09 de noviembre de 2011

La lucha de los pueblos tiene en su seno la mirada visionaria de mujeres y hombres comprometidos con su destino, desde una óptica conjunta y colectiva. Esa lucha se ve reflejada en la historia con signo propio, desde las aspiraciones comunes. La emancipación popular, entonces, es el resultado de una predisposición mancomunada de objetivos ligados a la obtención del bien común, a partir de la anhelada liberación social.

Monseñor Leonidas Proaño Villalba (San Antonio de Ibarra, 29 de enero de 1910 -  31 de agosto de 1988) es un personaje que rebasó la coyuntura existencial, para quedarse en el corazón de los humildes. Fue el cura de los desposeídos, quien jamás se amilanó ante el poder y las circunstancias adversas.

Desde su niñez encarnó la pobreza como un medio de conciencia individual y, posteriormente, comunitaria. Él sintió cercana las carencias que arroja el sistema capitalista y, desde esa realidad lacerante, fue entendiendo la palabra de Dios, como un valioso instrumento de redención a favor de los más pobres.

Su condición sacerdotal fue causa de alegría, pero también de angustia permanente.

Su decisión de caminar junto con los indios y campesinos obtuvo como respuesta de la jerarquía católica y de sectores conservadores los más variados epítetos y la consabida censura.

Es que la Iglesia concebida tradicionalmente ha respondido al funcionalismo institucional, en tanto que la Iglesia pensada por Proaño es aquella que se acerca a la gente, organiza círculos de discusión bíblica, moviliza a grupos de base en la tentativa evangelizadora, orienta a los creyentes en la búsqueda de la comunión, cuestiona las estructuras socioeconómicas. En síntesis, es una Iglesia viva.

Proaño hizo de su labor pastoral un testimonio fidedigno de vida, sin poses, alejado de la pirotecnia. Su sensibilidad humana le permitió adentrarse en la problemática que aqueja a los sectores indígenas de la serranía ecuatoriana, especialmente de Imbabura y, con amplio conocimiento de causa, de Chimborazo, tras su desempeño como obispo de esta última provincia.
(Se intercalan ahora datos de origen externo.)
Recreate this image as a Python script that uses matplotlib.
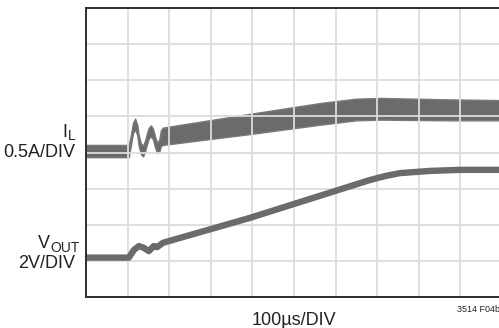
import matplotlib
matplotlib.use("Agg")
import matplotlib.pyplot as plt

# time axis in divisions (100us/DIV), trace levels in screen divisions from bottom
il_x = [0.0, 1.03, 1.08, 1.13, 1.18, 1.23, 1.27, 1.32, 1.37, 1.42, 1.47, 1.51,
        1.56, 1.61, 1.66, 1.71, 1.76, 1.80, 1.85, 3.94, 5.63, 6.49, 7.09,
        8.75, 10.0]
il_mid = [4.04, 4.04, 4.35, 4.68, 4.79, 4.63, 4.32, 4.10, 4.04, 4.18, 4.40, 4.54,
          4.60, 4.51, 4.29, 4.13, 4.18, 4.40, 4.45, 4.79, 5.07, 5.19, 5.21,
          5.18, 5.17]
il_half = [0.17, 0.17, 0.15, 0.15, 0.15, 0.15, 0.15, 0.15, 0.15, 0.15, 0.15, 0.15,
           0.15, 0.15, 0.15, 0.15, 0.17, 0.22, 0.24, 0.28, 0.30, 0.30, 0.30,
           0.29, 0.28]

vout_x = [0.0, 1.03, 1.15, 1.27, 1.39, 1.51, 1.63, 1.71, 1.85, 3.94, 6.83, 7.20,
          7.55, 8.27, 8.99, 10.0]
vout_y = [1.09, 1.09, 1.30, 1.41, 1.36, 1.27, 1.41, 1.38, 1.50, 2.19, 3.24, 3.35,
          3.43, 3.49, 3.52, 3.52]

FONT = ["Liberation Sans Narrow", "Liberation Sans", "DejaVu Sans"]
TRACE = "#6b6b6d"
W, H = 499, 328

fig = plt.figure(figsize=(W / 100, H / 100), dpi=100)
ax = fig.add_axes([86 / W, (H - 297) / H, 416 / W, 289 / H])
ax.set_xlim(0, 10)
ax.set_ylim(0, 8)
ax.set_xticks(range(11))
ax.set_yticks(range(9))
ax.grid(True, color="#dcdcdc", linewidth=1.3)
ax.tick_params(length=0, labelbottom=False, labelleft=False)
for s in ax.spines.values():
    s.set_color("#2e2e2e")
    s.set_linewidth(1.4)

lo = [m - h for m, h in zip(il_mid, il_half)]
hi = [m + h for m, h in zip(il_mid, il_half)]
ax.fill_between(il_x, lo, hi, color=TRACE, linewidth=1.0, edgecolor="#7a7a7c")
ax.plot(vout_x, vout_y, color=TRACE, linewidth=4.6, solid_capstyle="butt",
        solid_joinstyle="round")


def ftext(x, y, s, size, ha="right"):
    fig.text(x / W, 1 - y / H, s, fontsize=size, ha=ha, va="baseline",
             family=FONT, color="#222222")


ftext(67.5, 137, "I", 13)
ftext(68, 140, "L", 10, ha="left")
ftext(75, 157, "0.5A/DIV", 13)
ftext(50, 248, "V", 13)
ftext(50, 252, "OUT", 10, ha="left")
ftext(75, 268, "2V/DIV", 13)
ftext(294, 325, "100\u00b5s/DIV", 13, ha="center")
ftext(457, 312, "3514 F04b", 6.5, ha="left")

fig.savefig("out.png", dpi=100)
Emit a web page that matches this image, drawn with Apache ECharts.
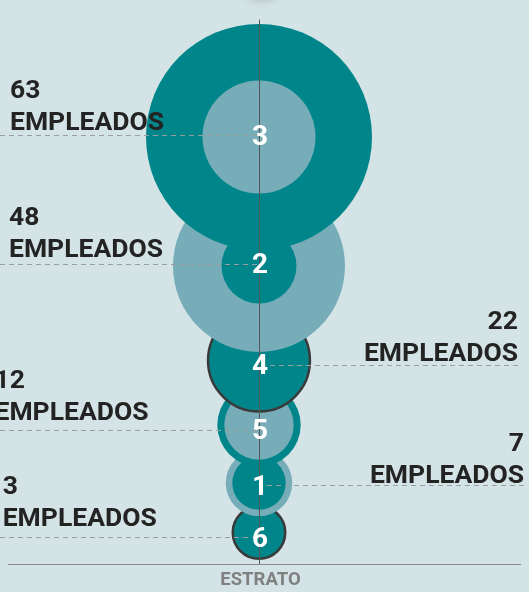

Fue un íntegro predicador de los designios de Dios y, fundamentalmente, un militante de tales postulados en la cotidianidad, demostrando en todo momento una ejemplar conducta ética.

Su preocupación por los desposeídos le impulsó a gestionar proyectos y obras de carácter social, educativo, cultural, teológico y recreativo.
En el plano reflexivo fue autor de escritos de variado análisis, para lo cual sobresalió su pluma ilustrativa y directa, que lo condujo también a la tarea periodística.

Fue un auténtico hombre de fe, de esos que van escaseando en el mundo: “Hombres nuevos, luchando en esperanza,/ caminantes, sedientos de verdad./ Hombres nuevos, sin frenos ni cadenas,/ hombres libres que exigen libertad”.